The Herald Bulletin

Evening Update

Local News

March 29, 2013

Closing Anderson Airport not part of reservoir plan

FAA review would be part of permitting process

ANDERSON, Ind. — Two immovable objects bracket Anderson Municipal Airport: White River on one side, and CSX railroad tracks on the other.

Between the river and tracks lies the airport’s main runway, 12/30, a 5,400-foot stretch of grooved asphalt that can accommodate the largest corporate jets, according to John Coon, airport manager.

Closing the airport is not part of plans to build the proposed 2,100-acre Mounds Lake Reservoir, which would begin just east of East Lynn and 18th streets in Anderson and back water up seven miles into Delaware County to around County Road 300 South and South High Banks Road.

The reservoir would follow the White River Valley’s twists and turns, and that presents a challenge exactly where its route curves around the airport.
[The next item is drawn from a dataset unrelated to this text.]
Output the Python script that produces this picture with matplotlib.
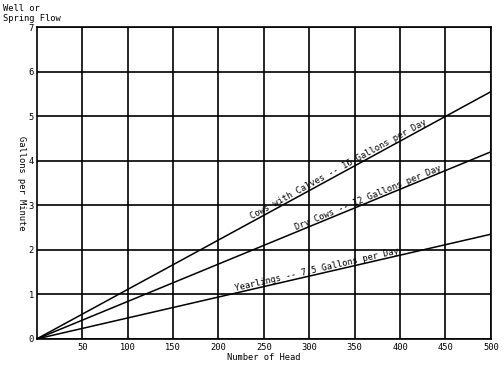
import matplotlib
matplotlib.use("Agg")
import matplotlib.pyplot as plt
import numpy as np

# gallons per minute needed at 500 head
heads = [0, 500]
cows_calves = [0, 5.55]
dry_cows = [0, 4.2]
yearlings = [0, 2.35]

labels = ["Cows with Calves -- 16 Gallons per Day",
          "Dry Cows -- 12 Gallons per Day",
          "Yearlings -- 7.5 Gallons per Day"]
label_x = [335, 367, 310]

x_ticks = list(range(50, 501, 50))
y_ticks = list(range(0, 8))

plt.rcParams['font.family'] = ['DejaVu Sans Mono']
fs = 6.3

fig = plt.figure(figsize=(5.04, 3.66), dpi=100)
ax = fig.add_axes([0.073, 0.074, 0.901, 0.852])
ax.set_xlim(0, 500)
ax.set_ylim(0, 7)

ax.set_xticks(x_ticks)
ax.set_yticks(y_ticks)
ax.tick_params(axis='x', length=0, labelsize=fs, pad=3)
ax.tick_params(axis='y', length=0, labelsize=fs, pad=2)
ax.grid(True, color='black', linewidth=1.2)
for s in ax.spines.values():
    s.set_linewidth(1.2)

series = [cows_calves, dry_cows, yearlings]
for vals in series:
    ax.plot(heads, vals, color='black', linewidth=1.1)

ax.set_xlabel("Number of Head", fontsize=fs, labelpad=1)
ax.set_ylabel("Gallons per Minute", fontsize=fs, rotation=270,
              ha='center', va='center')
ax.yaxis.set_label_coords(-0.033, 0.5)
fig.text(0.005, 0.99, "Well or\nSpring Flow", fontsize=fs, va='top', ha='left')

fig.canvas.draw()
for vals, txt, lx in zip(series, labels, label_x):
    ly = np.interp(lx, heads, vals)
    p0 = ax.transData.transform((heads[0], vals[0]))
    p1 = ax.transData.transform((heads[1], vals[1]))
    ang = np.degrees(np.arctan2(p1[1] - p0[1], p1[0] - p0[0]))
    ax.text(lx, ly, txt, fontsize=fs, rotation=ang, rotation_mode='anchor',
            ha='center', va='bottom')

fig.savefig("out.png", dpi=100, facecolor='white')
Pilots at the airport have joked about being able to operate seaplanes if the reservoir become reality, Coon said.

But it’s no laughing matter.

Federal Aviation Administration regulations require a 1,000-foot “safety zone” at the end of each runway.

“Right now that safety zone extends right out to the fence line at White River, said Coon.

Authorities could theoretically shorten the runway to make room for the reservoir, but he’s skeptical.

“I don’t think the community would want that,” Coon said. “Any runway length we lose could have an impact on the large corporate jets that come in and go out of here regularly.”

And he doesn’t think the runway could be lengthened on the opposite end because of the CSX tracks.

For Rob Sparks, executive director of the Anderson/Madison County Corporation for Economic Development, that’s just one more issue amid thousands that will require attention as debate over the reservoir moves forward.

“We anticipated ‘building up,’ or elevating the ground around the airport, but know discussion with FAA would be required as part of permitting,” Sparks said. “As I understand, a reduction in the 1,000-foot (safety zone) essentially would reduce runway length limiting the size of planes able to land or take-off.”

Sparks said he’s not sure what the daily impact would be of such a reduction.

Another issue raised by the Board of Aviation Commissioners and Coon is the impact the proposed reservoir might have on farmland the airport currently leases. Revenue from the farmland supplements the airport’s budget.

It was not immediately clear on Friday how the potential loss of that land to a reservoir would affect the airport’s budget.

Another issue that could have an impact on airport operations is a bridge on Indiana 32 that spans the White River. That bridge crosses the fight path of runway 12/30.

Any changes in the height of a new bridge built to for a new reservoir would have to be approved by the FAA, Coon said.